What is needed:
Nothing but the lines from the top of the data to the line holding "50.0, 40.0, 33.4];" should be printed, word for word and both ends included; leave the pictures out.

________________________

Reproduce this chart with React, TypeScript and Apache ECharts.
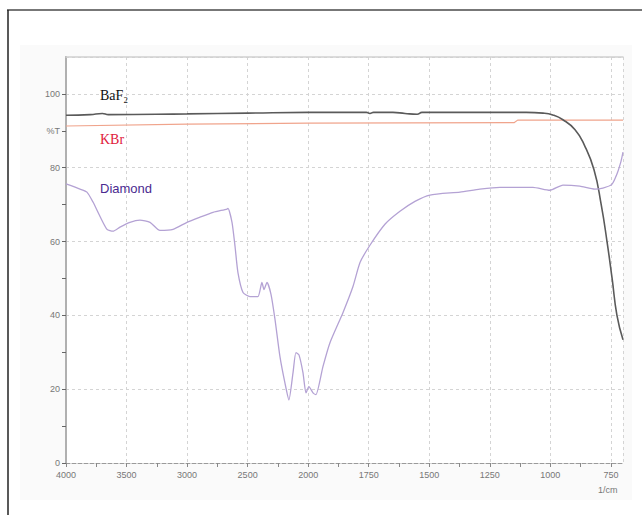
import React, { useEffect, useRef } from "react";
import * as echarts from "echarts";

// Wavenumber (1/cm) -> % transmittance
const baf2Wavenumbers = [4000, 3800, 3700, 3650, 3000, 2500, 2000, 1760, 1745, 1730, 1650, 1600, 1550, 1530, 1100, 1030, 990, 948, 898, 860, 820, 790, 766, 745, 725, 700];
const baf2Values = [94.2, 94.4, 94.7, 94.4, 94.6, 94.8, 95.0, 95.0, 94.7, 95.0, 95.0, 94.7, 94.5, 95.0, 95.0, 94.8, 94.3, 93.0, 90.3, 86.2, 79.5, 70.0, 60.0, 50.0, 40.0, 33.4];

const kbrWavenumbers = [4000, 3000, 2000, 1150, 1135, 700];
const kbrValues = [91.3, 91.8, 92.1, 92.2, 92.9, 92.9];

const diamondWavenumbers = [4000, 3884, 3827, 3777, 3719, 3661, 3612, 3554, 3472, 3389, 3306, 3224, 3116, 3001, 2893, 2786, 2670, 2662, 2629, 2604, 2580, 2538, 2481, 2415, 2382, 2365, 2340, 2307, 2274, 2233, 2192, 2159, 2125, 2101, 2076, 2043, 2018, 1997, 1980, 1968, 1939, 1910, 1856, 1815, 1786, 1745, 1683, 1621, 1559, 1497, 1373, 1291, 1208, 1072, 1002, 948, 878, 816, 783, 746, 725, 708, 700];
const diamondValues = [75.6, 74.2, 73.4, 70.7, 66.8, 63.3, 62.8, 63.9, 65.2, 65.8, 65.2, 63.0, 63.3, 65.2, 66.6, 67.9, 68.8, 69.0, 65.2, 58.7, 51.6, 46.2, 45.1, 45.1, 48.9, 47.0, 48.9, 45.7, 38.9, 28.8, 21.7, 17.1, 24.5, 29.9, 29.3, 24.5, 19.0, 20.7, 19.0, 18.5, 26.1, 32.6, 40.8, 47.8, 54.3, 59.0, 64.7, 68.2, 70.9, 72.6, 73.4, 74.2, 74.7, 74.7, 73.9, 75.3, 75.0, 74.2, 74.5, 75.5, 78.3, 81.8, 84.2];

const xTickLabels = [4000, 3500, 3000, 2500, 2000, 1750, 1500, 1250, 1000, 750];
const yTickLabels = [0, 20, 40, 60, 80, 90, 100];

// FTIR axis: scale doubles below 2000 1/cm
const toU = (w: number) => (w >= 2000 ? 4000 - w : 2000 + 2 * (2000 - w));
const fromU = (u: number) => (u <= 2000 ? 4000 - u : 2000 - (u - 2000) / 2);

const pairs = (ws: number[], vs: number[]) => ws.map((w, i) => [toU(w), vs[i]]);

export default function App() {
  const ref = useRef<HTMLDivElement>(null);
  useEffect(() => {
    if (!ref.current) return;
    const chart = echarts.init(ref.current, undefined, { renderer: "svg" });
    const labelU = xTickLabels.map(toU);
    const tickU: number[] = [];
    for (let u = 0; u <= 4500; u += 250) tickU.push(u);
    const yTicks: number[] = [];
    for (let v = 0; v <= 100; v += 10) yTicks.push(v);
    const grid = { color: "#d4d4d4", type: [3, 3] as number[], width: 1 };
    chart.setOption({
      animation: false,
      backgroundColor: "#ffffff",
      grid: { left: 66, right: 19, top: 57, bottom: 52, show: true, backgroundColor: "#ffffff", borderWidth: 0 },
      xAxis: [
        {
          type: "value",
          min: 0,
          max: 4600,
          axisLine: { show: true, onZero: false, lineStyle: { color: "#9a9a9a", type: [4, 2], width: 1 } },
          axisTick: { show: true, customValues: tickU, length: 4, lineStyle: { color: "#888" } },
          axisLabel: {
            customValues: labelU,
            formatter: (u: number) => String(Math.round(fromU(u))),
            fontSize: 9,
            color: "#777",
            margin: 7,
            fontFamily: "Liberation Sans, Arial, sans-serif",
          },
          splitLine: { show: false },
        },
        {
          type: "value",
          position: "top",
          min: 0,
          max: 4600,
          interval: 500,
          axisLine: { show: true, onZero: false, lineStyle: { color: "#d0d0d0", width: 1.5 } },
          axisTick: { show: false },
          axisLabel: { show: false },
          splitLine: { show: true, lineStyle: grid },
        },
      ],
      yAxis: [
        {
          type: "value",
          min: 0,
          max: 110,
          axisLine: { show: true, lineStyle: { color: "#555", width: 1.5 } },
          axisTick: { show: true, customValues: yTicks, length: 4, lineStyle: { color: "#666" } },
          axisLabel: {
            customValues: yTickLabels,
            formatter: (v: number) => (v === 90 ? "%T" : String(v)),
            fontSize: 9,
            color: "#777",
            margin: 6,
            fontFamily: "Liberation Sans, Arial, sans-serif",
          },
          splitLine: { show: false },
        },
        {
          type: "value",
          position: "right",
          min: 0,
          max: 110,
          interval: 20,
          axisLine: { show: true, lineStyle: { color: "#b0b0b0", width: 2 } },
          axisTick: { show: false },
          axisLabel: { show: false },
          splitLine: { show: true, lineStyle: grid },
        },
      ],
      graphic: [
        { type: "rect", silent: true, z: -10, shape: { x: 20, y: 45, width: 612, height: 455 }, style: { fill: "#fafafa" } },
        { type: "line", shape: { x1: 7, y1: 10, x2: 642, y2: 10 }, style: { stroke: "#777", lineWidth: 2 } },
        { type: "line", shape: { x1: 8, y1: 10, x2: 8, y2: 515 }, style: { stroke: "#222", lineWidth: 1.5 } },
        {
          type: "text", left: 100, top: 88, z: 100,
          style: { text: "BaF₂", fill: "#111", fontSize: 14, fontFamily: "Liberation Serif, DejaVu Serif, serif" },
        },
        {
          type: "text", left: 100, top: 132, z: 100,
          style: { text: "KBr", fill: "#e0203c", fontSize: 14, fontFamily: "Liberation Serif, DejaVu Serif, serif" },
        },
        {
          type: "text", left: 100, top: 182, z: 100,
          style: { text: "Diamond", fill: "#4a2a90", fontSize: 13, fontFamily: "Liberation Sans, Arial, sans-serif" },
        },
        {
          type: "text", left: 598, top: 485, z: 100,
          style: { text: "1/cm", fill: "#777", fontSize: 9, fontFamily: "Liberation Sans, Arial, sans-serif" },
        },
      ],
      series: [
        {
          name: "KBr", type: "line", showSymbol: false, xAxisIndex: 0, yAxisIndex: 0,
          data: pairs(kbrWavenumbers, kbrValues),
          lineStyle: { color: "#f0a48c", width: 1.2 },
        },
        {
          name: "BaF2", type: "line", showSymbol: false, smooth: 0.5, xAxisIndex: 0, yAxisIndex: 0,
          data: pairs(baf2Wavenumbers, baf2Values),
          lineStyle: { color: "#5a5a5a", width: 1.6 },
        },
        {
          name: "Diamond", type: "line", showSymbol: false, smooth: 0.2, xAxisIndex: 0, yAxisIndex: 0,
          data: pairs(diamondWavenumbers, diamondValues),
          lineStyle: { color: "#b4a2d4", width: 1.3 },
        },
      ],
    });
    return () => chart.dispose();
  }, []);
  return <div ref={ref} style={{ position: "absolute", left: 0, top: 0, width: 642, height: 515 }} />;
}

________________________

Exercise result:
Reproduce this chart with React, TypeScript and Apache ECharts.
import React, { useEffect, useRef } from "react";
import * as echarts from "echarts";

// Wavenumber (1/cm) -> % transmittance
const baf2Wavenumbers = [4000, 3800, 3700, 3650, 3000, 2500, 2000, 1760, 1745, 1730, 1650, 1600, 1550, 1530, 1100, 1030, 990, 948, 898, 860, 820, 790, 766, 745, 725, 700];
const baf2Values = [94.2, 94.4, 94.7, 94.4, 94.6, 94.8, 95.0, 95.0, 94.7, 95.0, 95.0, 94.7, 94.5, 95.0, 95.0, 94.8, 94.3, 93.0, 90.3, 86.2, 79.5, 70.0, 60.0, 50.0, 40.0, 33.4];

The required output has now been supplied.